We witness that women’s participation in socio-political life has been increasing in Muslim societies in general. How do you evaluate it and what can be done to promote women activism in socio-political and economic life?

The questions hint that women either did not have this aspiration or did not participate in previous generations, which is not the case. The question really is why since the time of the early Muslim communities have female believers been gradually removed from importance in certain regions of the ummah? When we couch questions like this, we must be aware that doing so can create in us, as women, a reactionary impulse whereby Western social mores tell us we must be more aggressive at ‘getting our space’. In fact, our faith role models teach us that women can be both gentle and present, strong and modest, polite and determined. What is needed then, is the opening for more spaces, where our voices can be heard, and our ideas enacted. Personally, since, by the grace of Allah, having a man to care for me financially, I want to honour the work of women at home who daily change the community via social projects, charity and frankly – backbone. There is more than one way to change society. Having lived the power suit life, I do not see it as the prototype for female activism. Find your space sisters! Let us follow this call from the Holy Quran: “The believing men and believing women are allies of one another. They enjoin what is right and forbid what is wrong and establish prayer and give zakāh and obey Allāh and His Messenger. Those – Allāh will have mercy upon them. Indeed, Allāh is Exalted in Might and Wise. (Holy Quran 9:71)

The rights of Muslim women and their participation in social life can be associated with feminism by some groups, so much so that there is a so-called phenomenon called Islamic feminism. Where do you think Muslim women should stand in this conceptual confusion? Do Muslim women have to choose one of the two options; patriarchy and feminism?

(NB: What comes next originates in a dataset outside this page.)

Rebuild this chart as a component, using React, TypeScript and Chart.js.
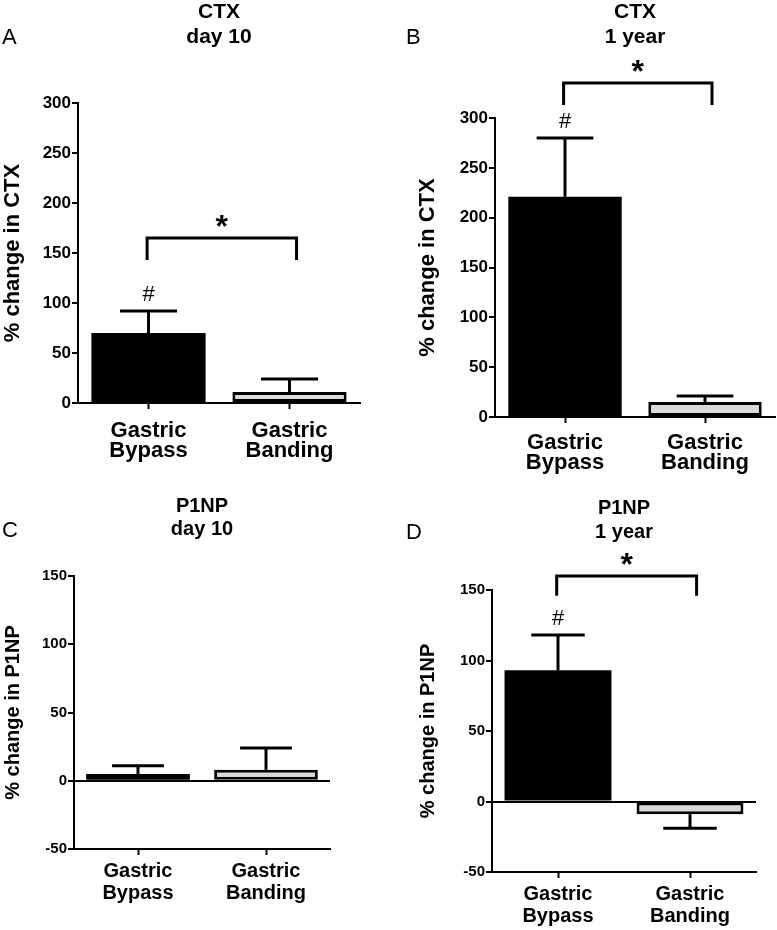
import { useEffect, useRef } from 'react';
import { Chart, registerables } from 'chart.js';

Chart.register(...registerables);

const FONT = '"Liberation Sans", Arial, Helvetica, sans-serif';

// ---------- data ----------
const categories = [['Gastric', 'Bypass'], ['Gastric', 'Banding']];

const ctxDay10Means = [70, 11];
const ctxDay10ErrorTops = [92, 24];
const ctxDay10Bracket = [165, 143]; // bracket top, leg end

const ctx1yMeans = [221, 15];
const ctx1yErrorTops = [280, 21];
const ctx1yBracket = [335, 313];

const p1npDay10Means = [5, 8];
const p1npDay10ErrorTops = [11, 24];

const p1np1yMeans = [93, -9];
const p1np1yErrorTops = [118, -19];
const p1np1yBracket = [160, 146];

const ctxAxisRange = [0, 300, 50];
const p1npAxisRange = [-50, 150, 50];

const titlesA = ['CTX', 'day 10'];
const titlesB = ['CTX', '1 year'];
const titlesC = ['P1NP', 'day 10'];
const titlesD = ['P1NP', '1 year'];

// ---------- annotation plugin ----------
const annotPlugin = {
  id: 'annot',
  afterDraw(chart: any, _args: any, opts: any) {
    const { ctx } = chart;
    const ys = chart.scales.y;
    const xs = chart.scales.x;
    const meta = chart.getDatasetMeta(0);
    ctx.save();
    ctx.strokeStyle = '#000';
    ctx.fillStyle = '#000';
    ctx.lineCap = 'butt';
    // error bars
    (opts.errorTops || []).forEach((e: number, i: number) => {
      const bar = meta.data[i];
      const x = bar.x;
      const w = bar.width;
      const y0 = ys.getPixelForValue(opts.means[i]);
      const y1 = ys.getPixelForValue(e);
      ctx.lineWidth = 3;
      ctx.beginPath();
      ctx.moveTo(x, y0);
      ctx.lineTo(x, y1);
      ctx.stroke();
      ctx.beginPath();
      ctx.moveTo(x - w / 4, y1);
      ctx.lineTo(x + w / 4, y1);
      ctx.stroke();
    });
    // hash over first bar
    if (opts.hash) {
      const bar = meta.data[0];
      const yTop = ys.getPixelForValue(opts.errorTops[0]);
      ctx.font = `22px ${FONT}`;
      ctx.textAlign = 'center';
      ctx.textBaseline = 'alphabetic';
      ctx.fillText('#', bar.x, yTop - 10);
    }
    // significance bracket
    if (opts.bracket) {
      const xa = xs.getPixelForValue(0 + opts.bracketOffsets[0]);
      const xb = xs.getPixelForValue(1 + opts.bracketOffsets[1]);
      const yt = ys.getPixelForValue(opts.bracket[0]);
      const yl = ys.getPixelForValue(opts.bracket[1]);
      ctx.lineWidth = 3;
      ctx.lineJoin = 'miter';
      ctx.beginPath();
      ctx.moveTo(xa, yl);
      ctx.lineTo(xa, yt);
      ctx.lineTo(xb, yt);
      ctx.lineTo(xb, yl);
      ctx.stroke();
      ctx.font = `bold 32px ${FONT}`;
      ctx.textAlign = 'center';
      ctx.textBaseline = 'alphabetic';
      ctx.fillText('*', (xa + xb) / 2, yt - 1);
    }
    // panel letter
    ctx.font = `22px ${FONT}`;
    ctx.textAlign = 'left';
    ctx.textBaseline = 'middle';
    ctx.fillText(opts.letter, opts.letterX, opts.letterY);
    ctx.restore();
  },
};

type Look = {
  padL: number; padR: number; padT: number; padB: number;
  yW: number; xH: number;
  titleSize: number; titleLH: number; titlePadB: number;
  yTitleSize: number; tickSize: number; xLabelSize: number; xLabelLH: number; xLabelPad: number;
  letterX: number; letterY: number; zeroLine: boolean;
};

function makeConfig(
  means: number[], errorTops: number[], range: number[], titles: string[], yTitle: string,
  bracket: number[] | null, letter: string, look: Look,
): any {
  return {
    type: 'bar',
    data: {
      labels: categories,
      datasets: [
        {
          data: means,
          backgroundColor: ['#000000', '#dadada'],
          borderColor: '#000000',
          borderWidth: [0, 3],
          borderSkipped: false,
          barPercentage: 0.81,
          categoryPercentage: 1,
        },
      ],
    },
    options: {
      responsive: false,
      animation: false,
      devicePixelRatio: 1,
      events: [],
      layout: { padding: { left: look.padL, right: look.padR, top: look.padT, bottom: look.padB } },
      plugins: {
        legend: { display: false },
        tooltip: { enabled: false },
        title: {
          display: true,
          text: titles,
          fullSize: false,
          color: '#000',
          font: { family: FONT, size: look.titleSize, weight: 'bold', lineHeight: `${look.titleLH}px` },
          padding: { top: 0, bottom: look.titlePadB },
        },
        annot: {
          means, errorTops, bracket, letter,
          hash: bracket !== null,
          bracketOffsets: [-0.01, 0.05],
          letterX: look.letterX, letterY: look.letterY,
        },
      },
      scales: {
        x: {
          offset: true,
          afterFit: (s: any) => { s.height = look.xH; },
          border: { display: true, color: '#000', width: 2 },
          grid: {
            display: true, offset: false, drawOnChartArea: false,
            tickLength: 6, tickColor: '#000', tickWidth: 2,
          },
          ticks: {
            color: '#000', autoSkip: false, maxRotation: 0, padding: look.xLabelPad,
            font: { family: FONT, size: look.xLabelSize, weight: 'bold', lineHeight: `${look.xLabelLH}px` },
          },
        },
        y: {
          min: range[0], max: range[1],
          afterFit: (s: any) => { s.width = look.yW; },
          border: { display: true, color: '#000', width: 2 },
          grid: {
            display: true,
            drawOnChartArea: look.zeroLine,
            color: (c: any) => (c.tick && c.tick.value === 0 ? '#000' : 'rgba(0,0,0,0)'),
            lineWidth: 2,
            tickLength: 6, tickColor: '#000', tickWidth: 2,
          },
          ticks: {
            stepSize: range[2], color: '#000', padding: 1,
            font: { family: FONT, size: look.tickSize, weight: 'bold' },
          },
          title: {
            display: true, text: yTitle, color: '#000', padding: 0,
            font: { family: FONT, size: look.yTitleSize, weight: 'bold' },
          },
        },
      },
    },
    plugins: [annotPlugin],
  };
}

const lookA: Look = {
  padL: 0, padR: 417, padT: 0, padB: 463, yW: 78, xH: 64,
  titleSize: 21, titleLH: 25, titlePadB: 53,
  yTitleSize: 22, tickSize: 17, xLabelSize: 22, xLabelLH: 20, xLabelPad: 12,
  letterX: 2, letterY: 38, zeroLine: false,
};
const lookB: Look = {
  padL: 415, padR: 2, padT: 0, padB: 449, yW: 80, xH: 64,
  titleSize: 21, titleLH: 25, titlePadB: 68,
  yTitleSize: 22, tickSize: 17, xLabelSize: 22, xLabelLH: 20, xLabelPad: 10,
  letterX: 406, letterY: 38, zeroLine: false,
};
const lookC: Look = {
  padL: 1, padR: 447, padT: 495, padB: 17, yW: 73, xH: 64,
  titleSize: 20, titleLH: 23, titlePadB: 35,
  yTitleSize: 20, tickSize: 15, xLabelSize: 20, xLabelLH: 22, xLabelPad: 5,
  letterX: 2, letterY: 531, zeroLine: true,
};
const lookD: Look = {
  padL: 416, padR: 21, padT: 496, padB: 0, yW: 76, xH: 58,
  titleSize: 20, titleLH: 24, titlePadB: 46,
  yTitleSize: 20, tickSize: 15, xLabelSize: 20, xLabelLH: 22, xLabelPad: 5,
  letterX: 406, letterY: 533, zeroLine: true,
};

export default function App() {
  const refA = useRef<HTMLCanvasElement>(null);
  const refB = useRef<HTMLCanvasElement>(null);
  const refC = useRef<HTMLCanvasElement>(null);
  const refD = useRef<HTMLCanvasElement>(null);

  useEffect(() => {
    const charts = [
      new Chart(refA.current!, makeConfig(ctxDay10Means, ctxDay10ErrorTops, ctxAxisRange, titlesA, '% change in CTX', ctxDay10Bracket, 'A', lookA)),
      new Chart(refB.current!, makeConfig(ctx1yMeans, ctx1yErrorTops, ctxAxisRange, titlesB, '% change in CTX', ctx1yBracket, 'B', lookB)),
      new Chart(refC.current!, makeConfig(p1npDay10Means, p1npDay10ErrorTops, p1npAxisRange, titlesC, '% change in P1NP', null, 'C', lookC)),
      new Chart(refD.current!, makeConfig(p1np1yMeans, p1np1yErrorTops, p1npAxisRange, titlesD, '% change in P1NP', p1np1yBracket, 'D', lookD)),
    ];
    return () => charts.forEach((c) => c.destroy());
  }, []);

  const cs: any = { position: 'absolute', left: 0, top: 0 };
  return (
    <div style={{ position: 'absolute', left: 0, top: 0, width: 777, height: 930, background: '#fff', overflow: 'hidden' }}>
      <canvas ref={refA} width={777} height={930} style={cs} />
      <canvas ref={refB} width={777} height={930} style={cs} />
      <canvas ref={refC} width={777} height={930} style={cs} />
      <canvas ref={refD} width={777} height={930} style={cs} />
    </div>
  );
}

I often get asked by brothers and sisters ‘So what do you do these days?’ To which my husband and I roll our eyes. Inherent in the question is the unfortunate materialism of the current moment. ‘Islamic feminism’ doesn’t answer the Islamic side of the question; ‘Who are you? And what are your values?’ It merely demands a westernized version of our reality as in ‘what is your net worth’ whilst subliminally adding ‘whatever you are doing won’t be enough by the way…’ The ultimate father and mother archetypes are Adam and Eve. We are united, both as believers (the ummah of Islam) and as brothers and sisters of this global family – the ummah of humanity. By drinking from the poisoned cup of gender ideology we put the greatest of all creation, Prophet Muhammad SAWS, into the ‘wrong’ camp – i.e. manhood. He is, factually, a man, leading the story of Islam. Do we really need to then ask like rather petulant children ‘where is the female leader?’ Come on!

Sachiko Murata, in The Tao of Islam: A Sourcebook on Gender Relationships in Islamic Thought, points out that despite the all-too real misogyny that exists in various parts of the Muslim world, in ‘Islamic cosmology neither the masculine nor the feminine – neither the father nor the mother – are sublimated. Both play essential and complimentary roles.’ Feminism is a fighting posture. Muslim womanhood is an open-handed palm raised upwards calling for energy and vigour from a Creator who is beyond gender and who honors us blessed beings with essential differences vital to societies success.